● What is expected
Return each entry exactly, with none missing.
— begin Source material —
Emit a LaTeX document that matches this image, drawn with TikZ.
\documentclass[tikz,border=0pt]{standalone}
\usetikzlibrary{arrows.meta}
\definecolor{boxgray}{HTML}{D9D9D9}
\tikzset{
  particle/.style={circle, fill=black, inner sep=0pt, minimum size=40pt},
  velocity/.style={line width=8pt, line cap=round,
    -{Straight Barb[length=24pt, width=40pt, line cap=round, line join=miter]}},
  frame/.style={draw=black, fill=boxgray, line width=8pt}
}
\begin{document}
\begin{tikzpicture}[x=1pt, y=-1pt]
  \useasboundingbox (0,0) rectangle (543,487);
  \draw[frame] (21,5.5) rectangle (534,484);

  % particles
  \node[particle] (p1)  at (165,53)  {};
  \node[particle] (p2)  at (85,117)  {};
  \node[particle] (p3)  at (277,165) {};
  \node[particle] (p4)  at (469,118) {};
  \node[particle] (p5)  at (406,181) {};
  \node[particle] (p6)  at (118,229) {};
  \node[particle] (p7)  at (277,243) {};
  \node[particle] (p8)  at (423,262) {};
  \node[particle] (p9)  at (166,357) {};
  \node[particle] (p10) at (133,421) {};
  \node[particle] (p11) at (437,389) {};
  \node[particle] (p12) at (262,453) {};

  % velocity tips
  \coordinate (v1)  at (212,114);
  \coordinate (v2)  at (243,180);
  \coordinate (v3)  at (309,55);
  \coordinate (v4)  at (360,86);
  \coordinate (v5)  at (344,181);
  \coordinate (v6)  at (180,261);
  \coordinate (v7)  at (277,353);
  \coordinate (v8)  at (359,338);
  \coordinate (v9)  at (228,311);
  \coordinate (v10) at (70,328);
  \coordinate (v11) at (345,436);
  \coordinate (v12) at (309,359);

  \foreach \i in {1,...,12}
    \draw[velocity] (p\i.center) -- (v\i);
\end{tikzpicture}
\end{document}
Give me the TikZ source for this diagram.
— end Source material —
● Written answer
Emit a LaTeX document that matches this image, drawn with TikZ.
\documentclass[tikz,border=0pt]{standalone}
\usetikzlibrary{arrows.meta}
\definecolor{boxgray}{HTML}{D9D9D9}
\tikzset{
  particle/.style={circle, fill=black, inner sep=0pt, minimum size=40pt},
  velocity/.style={line width=8pt, line cap=round,
    -{Straight Barb[length=24pt, width=40pt, line cap=round, line join=miter]}},
  frame/.style={draw=black, fill=boxgray, line width=8pt}
}
\begin{document}
\begin{tikzpicture}[x=1pt, y=-1pt]
  \useasboundingbox (0,0) rectangle (543,487);
  \draw[frame] (21,5.5) rectangle (534,484);

  % particles
  \node[particle] (p1)  at (165,53)  {};
  \node[particle] (p2)  at (85,117)  {};
  \node[particle] (p3)  at (277,165) {};
  \node[particle] (p4)  at (469,118) {};
  \node[particle] (p5)  at (406,181) {};
  \node[particle] (p6)  at (118,229) {};
  \node[particle] (p7)  at (277,243) {};
  \node[particle] (p8)  at (423,262) {};
  \node[particle] (p9)  at (166,357) {};
  \node[particle] (p10) at (133,421) {};
  \node[particle] (p11) at (437,389) {};
  \node[particle] (p12) at (262,453) {};

  % velocity tips
  \coordinate (v1)  at (212,114);
  \coordinate (v2)  at (243,180);
  \coordinate (v3)  at (309,55);
  \coordinate (v4)  at (360,86);
  \coordinate (v5)  at (344,181);
  \coordinate (v6)  at (180,261);
  \coordinate (v7)  at (277,353);
  \coordinate (v8)  at (359,338);
  \coordinate (v9)  at (228,311);
  \coordinate (v10) at (70,328);
  \coordinate (v11) at (345,436);
  \coordinate (v12) at (309,359);

  \foreach \i in {1,...,12}
    \draw[velocity] (p\i.center) -- (v\i);
\end{tikzpicture}
\end{document}
Give me the TikZ source for this diagram.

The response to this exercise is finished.